## What you need to do
Retype the listing that follows, exactly as written.

Entries with chart source code:

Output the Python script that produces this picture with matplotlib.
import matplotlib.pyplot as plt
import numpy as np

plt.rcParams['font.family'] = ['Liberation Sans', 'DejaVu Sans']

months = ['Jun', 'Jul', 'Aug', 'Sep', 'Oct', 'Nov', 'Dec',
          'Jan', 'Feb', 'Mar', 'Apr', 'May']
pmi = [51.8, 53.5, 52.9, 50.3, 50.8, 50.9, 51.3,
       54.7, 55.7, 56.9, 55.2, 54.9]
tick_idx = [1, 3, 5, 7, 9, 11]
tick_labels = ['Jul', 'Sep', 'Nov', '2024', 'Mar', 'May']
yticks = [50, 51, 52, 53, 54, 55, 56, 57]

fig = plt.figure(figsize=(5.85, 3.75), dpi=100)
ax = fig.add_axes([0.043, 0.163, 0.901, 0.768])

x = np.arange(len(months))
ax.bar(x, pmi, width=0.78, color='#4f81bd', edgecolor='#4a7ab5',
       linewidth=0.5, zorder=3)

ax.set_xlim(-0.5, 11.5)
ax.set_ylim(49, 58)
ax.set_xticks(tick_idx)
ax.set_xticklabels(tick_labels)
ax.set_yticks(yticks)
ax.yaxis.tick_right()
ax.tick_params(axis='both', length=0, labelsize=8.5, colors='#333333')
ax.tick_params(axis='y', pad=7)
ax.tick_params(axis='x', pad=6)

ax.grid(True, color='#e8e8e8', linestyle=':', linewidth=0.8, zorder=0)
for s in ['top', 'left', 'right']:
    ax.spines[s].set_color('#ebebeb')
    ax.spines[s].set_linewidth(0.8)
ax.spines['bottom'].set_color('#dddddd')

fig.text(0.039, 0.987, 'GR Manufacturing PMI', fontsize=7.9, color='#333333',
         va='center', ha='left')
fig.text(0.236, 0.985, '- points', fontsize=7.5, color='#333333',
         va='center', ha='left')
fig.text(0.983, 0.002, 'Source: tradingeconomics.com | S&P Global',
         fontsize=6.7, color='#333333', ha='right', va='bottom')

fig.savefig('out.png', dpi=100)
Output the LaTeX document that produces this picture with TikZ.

## Full output
Output the Python script that produces this picture with matplotlib.
import matplotlib.pyplot as plt
import numpy as np

plt.rcParams['font.family'] = ['Liberation Sans', 'DejaVu Sans']

months = ['Jun', 'Jul', 'Aug', 'Sep', 'Oct', 'Nov', 'Dec',
          'Jan', 'Feb', 'Mar', 'Apr', 'May']
pmi = [51.8, 53.5, 52.9, 50.3, 50.8, 50.9, 51.3,
       54.7, 55.7, 56.9, 55.2, 54.9]
tick_idx = [1, 3, 5, 7, 9, 11]
tick_labels = ['Jul', 'Sep', 'Nov', '2024', 'Mar', 'May']
yticks = [50, 51, 52, 53, 54, 55, 56, 57]

fig = plt.figure(figsize=(5.85, 3.75), dpi=100)
ax = fig.add_axes([0.043, 0.163, 0.901, 0.768])

x = np.arange(len(months))
ax.bar(x, pmi, width=0.78, color='#4f81bd', edgecolor='#4a7ab5',
       linewidth=0.5, zorder=3)

ax.set_xlim(-0.5, 11.5)
ax.set_ylim(49, 58)
ax.set_xticks(tick_idx)
ax.set_xticklabels(tick_labels)
ax.set_yticks(yticks)
ax.yaxis.tick_right()
ax.tick_params(axis='both', length=0, labelsize=8.5, colors='#333333')
ax.tick_params(axis='y', pad=7)
ax.tick_params(axis='x', pad=6)

ax.grid(True, color='#e8e8e8', linestyle=':', linewidth=0.8, zorder=0)
for s in ['top', 'left', 'right']:
    ax.spines[s].set_color('#ebebeb')
    ax.spines[s].set_linewidth(0.8)
ax.spines['bottom'].set_color('#dddddd')

fig.text(0.039, 0.987, 'GR Manufacturing PMI', fontsize=7.9, color='#333333',
         va='center', ha='left')
fig.text(0.236, 0.985, '- points', fontsize=7.5, color='#333333',
         va='center', ha='left')
fig.text(0.983, 0.002, 'Source: tradingeconomics.com | S&P Global',
         fontsize=6.7, color='#333333', ha='right', va='bottom')

fig.savefig('out.png', dpi=100)
Output the LaTeX document that produces this picture with TikZ.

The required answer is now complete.